The encounter for an extended period of time with some other set of values opposite to mine was a little shocking to me. Not that I have not met people doing the above mentioned things, because I had. And still I was shocked. I was shocked because I didn't expected it, not in that place, nor among those people. I found myself torn between the desire not to be different, to be able to be part of their jokes and conversations, and the holding on to the values I had. Sometimes, while listening to the endless talks about that girl and the other one they have seen on the street, I felt just like an object.

And you know what is weird? They almost made me believe that this is the world of men and I have to accept it. That they are all the same and I have to accept that I am weird. That I have to accept to feel like an object. That I have to laugh when they are saying vulgare jokes. That words with double meaning are something normal. That I have to get used to them turning their head on the street after some good looking girl and flirting around with strangers. That playing around with no intention of being intentional in a relationship is normal. They almost made me believe that one cannot find anymore men who stand for what they believe because the majority of them didn't really know what they believed in. They managed to shake my whole world... until I listened to a presentation that woke me up and made me realize that there are still upright people. Men who don't use dirty jokes, who do not turn their head on the street. Who do not flirt and play around with hearts. Who know what they believe and stand for what they believe. Men who are gentleman and make me feel a woman and not an object around them. Men who love Him and make Him the object of their conversations and not the good-looking girls.

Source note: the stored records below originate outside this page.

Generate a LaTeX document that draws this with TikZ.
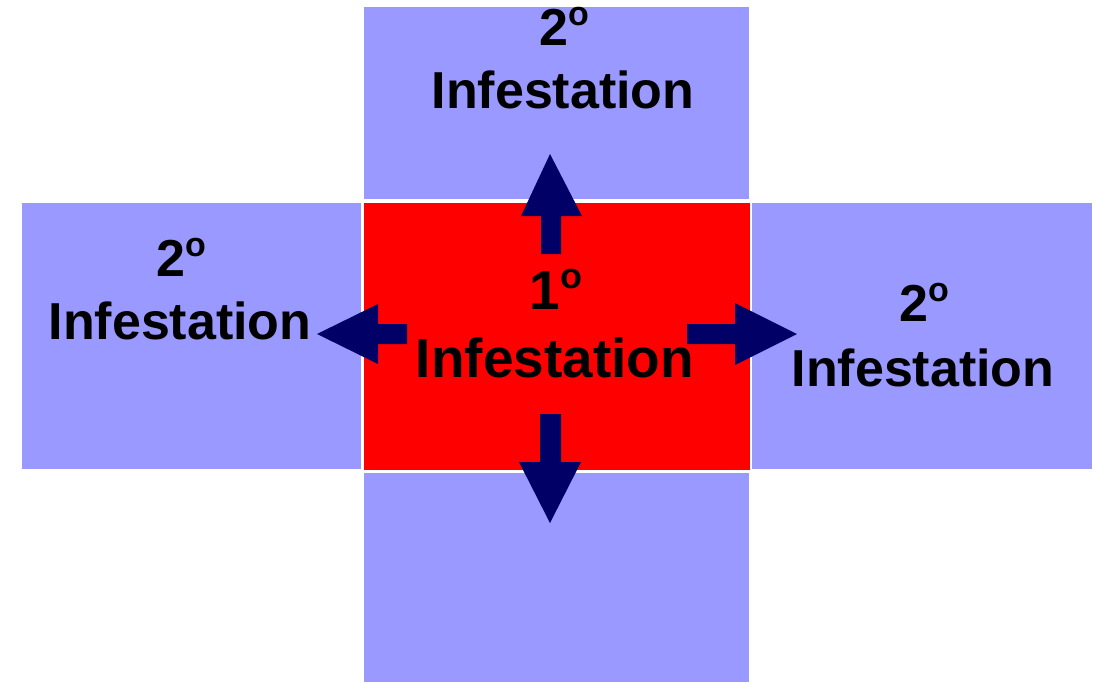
\documentclass[tikz,border=0pt]{standalone}
\usepackage{fontspec}
\setmainfont{Liberation Sans}
\definecolor{lightblue}{HTML}{9999FF}
\definecolor{redbox}{HTML}{FF0000}
\definecolor{navy}{HTML}{000066}
\newcommand\ordsmall{\raisebox{19.5pt}{\fontsize{34}{34}\selectfont o}}
\newcommand\ordbig{\raisebox{20.5pt}{\fontsize{36}{36}\selectfont o}}
\begin{document}
\begin{tikzpicture}[x=1pt,y=-1pt,
  boxbase/.style={inner sep=0pt,outer sep=0pt,anchor=north west},
  bluebox/.style={boxbase,fill=lightblue},
  redrect/.style={boxbase,fill=redbox},
  lbl/.style={inner sep=0pt,anchor=base,font=\fontsize{52}{62}\selectfont\bfseries},
  biglbl/.style={inner sep=0pt,anchor=base,font=\fontsize{55}{66}\selectfont\bfseries},
  blockarrow/.style={fill=navy,draw=none}]
\useasboundingbox (0,0) rectangle (1102,681);
% boxes
\node[bluebox,minimum width=385pt,minimum height=192pt] (topbox) at (364,7) {};
\node[bluebox,minimum width=339pt,minimum height=266pt] (leftbox) at (22,203) {};
\node[redrect,minimum width=386pt,minimum height=267pt] (center) at (364,203) {};
\node[bluebox,minimum width=340pt,minimum height=266pt] (rightbox) at (752,203) {};
\node[bluebox,minimum width=385pt,minimum height=210pt] (bottombox) at (364,473) {};
% labels
\node[lbl] (topnum) at (564,45) {2\ordsmall};
\node[lbl] (toptxt) at (563,108) {Infestation};
\node[lbl] (leftnum) at (181,276) {2\ordsmall};
\node[lbl] (lefttxt) at (180,339) {Infestation};
\node[lbl] (rightnum) at (924,321) {2\ordsmall};
\node[lbl] (righttxt) at (923,386) {Infestation};
\node[biglbl] (cnum) at (556,309) {1\ordbig};
\node[biglbl] (ctxt) at (555,377) {Infestation};
% block arrows
\fill[blockarrow] (541,254) -- (541,216) -- (521,216) -- (550,154) -- (582,216) -- (561,216) -- (561,254) -- cycle;
\fill[blockarrow] (407,324) -- (378,324) -- (378,304) -- (317,334) -- (378,364) -- (378,344) -- (407,344) -- cycle;
\fill[blockarrow] (687,324) -- (735,324) -- (735,303) -- (797,334) -- (735,365) -- (735,344) -- (687,344) -- cycle;
\fill[blockarrow] (540,414) -- (540,462) -- (519,462) -- (550,523) -- (581,462) -- (561,462) -- (561,414) -- cycle;
\end{tikzpicture}
\end{document}
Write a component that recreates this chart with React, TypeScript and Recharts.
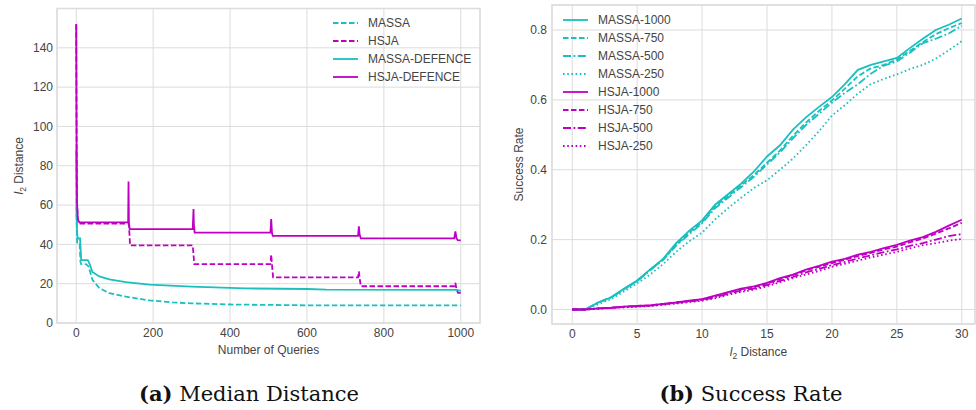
import React from 'react';
import { LineChart, Line, XAxis, YAxis, CartesianGrid, Legend, ReferenceArea, Label } from 'recharts';

const CYAN = '#1abfbf';
const MAGENTA = '#bf00c4';
const GRID = '#dcdcdc';
const TEXT = '#444';
const FONT = '"Liberation Sans", Arial, sans-serif';

const DASHED = '5.5 2.5';
const DASHDOT = '8 2.5 1.8 2.5';
const DOTTED = '1.6 2.6';

// (a) median l2 distance vs number of queries
const massaQ = [0, 1, 2, 3, 9, 11, 13, 25, 32, 42, 60, 86, 129, 190, 250, 300, 400, 500, 600, 1000];
const massaDist = [88, 55, 42, 40, 40, 31, 30, 30, 28.8, 22, 17.8, 15.2, 13.4, 11.5, 10.5, 10, 9.4, 9.2, 9.0, 9.0];

const massaDefQ = [0, 1, 2, 4, 10, 13, 30, 35, 42, 60, 86, 129, 190, 300, 400, 440, 600, 650, 990, 1000];
const massaDefDist = [88, 55, 46, 43, 43, 32, 32, 30, 26, 23.7, 22.2, 20.8, 19.5, 18.5, 17.9, 17.6, 17.3, 17.0, 16.9, 16.3];

const hsjaQ = [0, 1, 2, 4, 8, 137, 140, 303, 307, 505, 507, 509, 512, 733, 735, 737, 740, 983, 986, 989, 993, 1000];
const hsjaDist = [152, 90, 62, 52, 50.6, 50.6, 39.5, 39.5, 30, 30, 34.8, 30, 23.2, 23.2, 26.3, 23, 18.7, 18.7, 20.4, 17, 15.3, 15.3];

const hsjaDefQ = [0, 1, 2, 4, 8, 135, 136, 137, 139, 303, 305, 306, 308, 505, 507, 509, 511, 733, 735, 737, 740, 983, 986, 989, 992, 1000];
const hsjaDefDist = [152, 90, 62, 53, 51.2, 51.2, 72, 51, 47.8, 47.8, 58, 50, 46, 46, 52.9, 46, 44.3, 44.3, 49.2, 45, 43.1, 43.1, 46.6, 43, 42.2, 42];

const queryTicks = [0, 200, 400, 600, 800, 1000];
const distTicks = [0, 20, 40, 60, 80, 100, 120, 140];

// (b) success rate vs l2 distance
const l2Dist = [0, 1, 2, 3, 4, 5, 6, 7, 8, 9, 10, 11, 12, 13, 14, 15, 16, 17, 18, 19, 20, 21, 22, 23, 24, 25, 26, 27, 28, 29, 30];
const massa1000 = [0, 0, 0.02, 0.035, 0.06, 0.083, 0.115, 0.145, 0.19, 0.225, 0.255, 0.3, 0.33, 0.36, 0.395, 0.438, 0.47, 0.515, 0.55, 0.58, 0.608, 0.645, 0.686, 0.7, 0.71, 0.72, 0.748, 0.775, 0.8, 0.815, 0.833];
const massa750 = [0, 0, 0.02, 0.035, 0.058, 0.082, 0.113, 0.143, 0.185, 0.22, 0.25, 0.295, 0.325, 0.355, 0.385, 0.42, 0.455, 0.497, 0.535, 0.568, 0.598, 0.632, 0.668, 0.69, 0.7, 0.715, 0.74, 0.765, 0.788, 0.805, 0.82];
const massa500 = [0, 0, 0.02, 0.035, 0.058, 0.081, 0.112, 0.142, 0.183, 0.215, 0.247, 0.29, 0.32, 0.35, 0.38, 0.415, 0.45, 0.49, 0.528, 0.56, 0.592, 0.62, 0.645, 0.675, 0.698, 0.71, 0.735, 0.762, 0.775, 0.79, 0.812];
const massa250 = [0, 0, 0.015, 0.03, 0.052, 0.075, 0.1, 0.13, 0.165, 0.195, 0.22, 0.258, 0.29, 0.32, 0.348, 0.37, 0.4, 0.432, 0.47, 0.51, 0.555, 0.585, 0.618, 0.645, 0.66, 0.673, 0.688, 0.7, 0.718, 0.742, 0.768];
const hsja1000 = [0, 0, 0.003, 0.005, 0.008, 0.01, 0.012, 0.016, 0.02, 0.025, 0.03, 0.04, 0.05, 0.06, 0.066, 0.076, 0.09, 0.1, 0.114, 0.125, 0.137, 0.145, 0.157, 0.165, 0.176, 0.185, 0.197, 0.207, 0.222, 0.24, 0.257];
const hsja750 = [0, 0, 0.003, 0.005, 0.008, 0.01, 0.012, 0.016, 0.02, 0.024, 0.029, 0.038, 0.048, 0.058, 0.064, 0.074, 0.087, 0.098, 0.112, 0.122, 0.133, 0.142, 0.153, 0.162, 0.172, 0.18, 0.192, 0.203, 0.217, 0.232, 0.248];
const hsja500 = [0, 0, 0.003, 0.005, 0.007, 0.009, 0.011, 0.015, 0.019, 0.023, 0.027, 0.035, 0.045, 0.054, 0.06, 0.07, 0.082, 0.093, 0.106, 0.116, 0.127, 0.136, 0.146, 0.155, 0.164, 0.172, 0.182, 0.19, 0.2, 0.21, 0.216];
const hsja250 = [0, 0, 0.002, 0.004, 0.006, 0.008, 0.01, 0.013, 0.017, 0.021, 0.025, 0.032, 0.042, 0.05, 0.057, 0.066, 0.078, 0.09, 0.1, 0.11, 0.122, 0.131, 0.14, 0.149, 0.157, 0.165, 0.175, 0.184, 0.19, 0.197, 0.202];

const l2Ticks = [0, 5, 10, 15, 20, 25, 30];
const rateTicks = [0, 0.2, 0.4, 0.6, 0.8];

const QUERY_DOMAIN = [-50, 1050];
const DIST_DOMAIN = [0, 160];
const L2_DOMAIN = [-1.56, 31.02];
const RATE_DOMAIN = [-0.0415, 0.8715];

const toRows = (q: number[], v: number[]) => q.map((x, i) => ({ q: x, v: v[i] }));

const leftSeries = [
  { name: 'MASSA', color: CYAN, dash: DASHED, data: toRows(massaQ, massaDist) },
  { name: 'HSJA', color: MAGENTA, dash: DASHED, data: toRows(hsjaQ, hsjaDist) },
  { name: 'MASSA-DEFENCE', color: CYAN, dash: undefined, data: toRows(massaDefQ, massaDefDist) },
  { name: 'HSJA-DEFENCE', color: MAGENTA, dash: undefined, data: toRows(hsjaDefQ, hsjaDefDist) },
];

const rightSeries = [
  { key: 'MASSA-1000', color: CYAN, dash: undefined, values: massa1000 },
  { key: 'MASSA-750', color: CYAN, dash: DASHED, values: massa750 },
  { key: 'MASSA-500', color: CYAN, dash: DASHDOT, values: massa500 },
  { key: 'MASSA-250', color: CYAN, dash: DOTTED, values: massa250 },
  { key: 'HSJA-1000', color: MAGENTA, dash: undefined, values: hsja1000 },
  { key: 'HSJA-750', color: MAGENTA, dash: DASHED, values: hsja750 },
  { key: 'HSJA-500', color: MAGENTA, dash: DASHDOT, values: hsja500 },
  { key: 'HSJA-250', color: MAGENTA, dash: DOTTED, values: hsja250 },
];

const rateRows = l2Dist.map((d, i) => {
  const row: Record<string, number> = { d };
  rightSeries.forEach(s => { row[s.key] = s.values[i]; });
  return row;
});

type Item = { name: string; color: string; dash?: string };

const LegendBox = ({ items }: { items: Item[] }) => (
  <div style={{ fontFamily: FONT, fontSize: 12, color: TEXT }}>
    {items.map(it => (
      <div key={it.name} style={{ display: 'flex', alignItems: 'center', height: 18 }}>
        <svg width={25} height={18} style={{ display: 'block' }}>
          <line x1={0} x2={25} y1={9} y2={9} stroke={it.color} strokeWidth={1.8} strokeDasharray={it.dash} />
        </svg>
        <span style={{ marginLeft: 10, whiteSpace: 'nowrap' }}>{it.name}</span>
      </div>
    ))}
  </div>
);

// "l2 Distance" with italic l and subscript 2
const L2Text = ({ x, y, rotate }: { x: number; y: number; rotate?: boolean }) => (
  <text x={x} y={y} textAnchor="middle" fill={TEXT} fontSize={12} fontFamily={FONT}
    transform={rotate ? `rotate(-90 ${x} ${y})` : undefined}>
    <tspan fontStyle="italic">l</tspan>
    <tspan fontSize={8.5} dy={3}>2</tspan>
    <tspan dy={-3}> Distance</tspan>
  </text>
);

const tickStyle = { fill: TEXT, fontSize: 12, fontFamily: FONT };

const MedianChart = () => (
  <LineChart width={490} height={360} margin={{ top: 8.5, right: 10, bottom: 7, left: 0 }}>
    <CartesianGrid stroke={GRID} strokeWidth={1} />
    <ReferenceArea x1={QUERY_DOMAIN[0]} x2={QUERY_DOMAIN[1]} y1={DIST_DOMAIN[0]} y2={DIST_DOMAIN[1]}
      fill="none" stroke={GRID} strokeWidth={1.4} />
    <XAxis dataKey="q" type="number" domain={QUERY_DOMAIN} ticks={queryTicks} height={30}
      axisLine={false} tickLine={false} tickSize={0} tickMargin={5} tick={tickStyle}>
      <Label content={(p: any) => (
        <text x={p.viewBox.x + p.viewBox.width / 2} y={p.viewBox.y + 30.5} textAnchor="middle"
          fill={TEXT} fontSize={12} fontFamily={FONT}>Number of Queries</text>
      )} />
    </XAxis>
    <YAxis type="number" domain={DIST_DOMAIN} ticks={distTicks} width={57}
      axisLine={false} tickLine={false} tickSize={0} tickMargin={4} tick={tickStyle}>
      <Label content={(p: any) => <L2Text x={23} y={p.viewBox.y + p.viewBox.height / 2} rotate />} />
    </YAxis>
    {leftSeries.map(s => (
      <Line key={s.name} data={s.data} dataKey="v" name={s.name} type="linear" stroke={s.color}
        strokeWidth={1.8} strokeDasharray={s.dash} dot={false} isAnimationActive={false} />
    ))}
    <Legend layout="vertical" align="center" verticalAlign="middle"
      wrapperStyle={{ left: 333, top: 14, width: 'auto' }}
      content={() => <LegendBox items={leftSeries} />} />
  </LineChart>
);

const RateChart = () => (
  <LineChart width={486} height={360} data={rateRows} margin={{ top: 5, right: 1, bottom: 6, left: 0 }}>
    <CartesianGrid stroke={GRID} strokeWidth={1} />
    <ReferenceArea x1={L2_DOMAIN[0]} x2={L2_DOMAIN[1]} y1={RATE_DOMAIN[0]} y2={RATE_DOMAIN[1]}
      fill="none" stroke={GRID} strokeWidth={1.4} />
    <XAxis dataKey="d" type="number" domain={L2_DOMAIN} ticks={l2Ticks} height={30}
      axisLine={false} tickLine={false} tickSize={0} tickMargin={5} tick={tickStyle}>
      <Label content={(p: any) => <L2Text x={p.viewBox.x + p.viewBox.width / 2 - 5} y={p.viewBox.y + 31.5} />} />
    </XAxis>
    <YAxis type="number" domain={RATE_DOMAIN} ticks={rateTicks} width={62}
      axisLine={false} tickLine={false} tickSize={0} tickMargin={5} tick={tickStyle}
      tickFormatter={(v: number) => v.toFixed(1)}>
      <Label content={(p: any) => (
        <text x={33} y={p.viewBox.y + p.viewBox.height / 2} textAnchor="middle" fill={TEXT}
          fontSize={12} fontFamily={FONT}
          transform={`rotate(-90 33 ${p.viewBox.y + p.viewBox.height / 2})`}>Success Rate</text>
      )} />
    </YAxis>
    {rightSeries.map(s => (
      <Line key={s.key} dataKey={s.key} type="linear" stroke={s.color} strokeWidth={1.8}
        strokeDasharray={s.dash} dot={false} isAnimationActive={false} />
    ))}
    <Legend layout="vertical" align="center" verticalAlign="middle"
      wrapperStyle={{ left: 73, top: 11, width: 'auto' }}
      content={() => <LegendBox items={rightSeries.map(s => ({ name: s.key, color: s.color, dash: s.dash }))} />} />
  </LineChart>
);

const captionStyle: React.CSSProperties = {
  position: 'absolute', top: 383, width: 300, textAlign: 'center',
  fontFamily: '"DejaVu Serif", serif', fontSize: 21, lineHeight: 1, color: '#111',
};

export default function App() {
  return (
    <div style={{ position: 'absolute', left: 0, top: 0, width: 976, height: 410, overflow: 'hidden', background: '#fff' }}>
      <div style={{ position: 'absolute', left: 0, top: 0 }}>
        <MedianChart />
      </div>
      <div style={{ position: 'absolute', left: 490, top: 0 }}>
        <RateChart />
      </div>
      <div style={{ ...captionStyle, left: 99 }}><b>(a)</b> Median Distance</div>
      <div style={{ ...captionStyle, left: 601 }}><b>(b)</b> Success Rate</div>
    </div>
  );
}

The time I spent in Kalahari made me miss so much the company of dedicated people. People for whom God is not only a nice notion and Somebody you go to just when you are in trouble or in need. People who are interested in mission and not only adventures. People who want to obey Him because they love Him. People who know what they believe and stand for what they believe. People who are asking themselves: "What does God want me to do?" and who long to grow and learn more of His ways. People who live what they say they believe. People who will not laugh at me because I took my Bible with me on a 4 days trip and who will not call me Virgin Mary because of my innocence.

So, I thank God for sending me these challenges. They make me think... and decide for myself. And they make me appreciate even more integrity and faithfulness and purity.